For Way Too Concrete IV, I presented a photo documentation and text-based inquiry into the mysterious changes that, in recent months, had affected Berlin’s advertising columns – at the start of 2019, large numbers appeared wrapped in a single coloured layer of paper, with some disappearing altogether not long after. Entitled “No other German ever had as many monuments as Ernst Litfaß”, the presentation took the form of a letter about the history of the advertising columns, addressed to their creator, and explored the implications of new forms of screen-based mediation of the city.
“Despite your dislike of messiness and your attempt to curtail this aspect of Berlin’s character that so offended you, it is it through disorder and random intervention that the columns have manifested a sort of resistance in the face of impending doom – even if, for some of them, the battle is ultimately unwinnable. Since I took that first image in January, I have gathered many more. The sight of completely unblemished coloured columns has become rarer with each passing week.

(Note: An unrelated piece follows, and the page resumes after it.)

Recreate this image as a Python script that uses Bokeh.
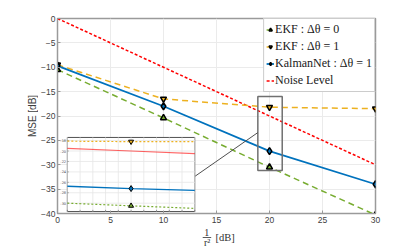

These have ranged from adverts for ceramic studios to more journalistic endeavours, from calls to protest to further meta references to the fate of the structures themselves, which seems to rather underscore the “social” life of these columns and their users and the differences between the glue-and-paper approach versus the posters-trapped-behind-Persex model. The former is more social than the latter, which seems fitting to your original intentions – early press material announcing the arrival of the columns depicted enthusiastic urban readers, physically surrounding them, literal pillars of the community.”
Way Too Concrete: Footnotes on the Spatial is a semi-regular series of screenings, lectures and discussion exploring aspects of spatial production, representation and perception – finding comedy in the academic, and the profound in the banal. Way Too Concrete was founded in 2017 by Ian Warner, Fiona Shipwright and Sandra Bartoli.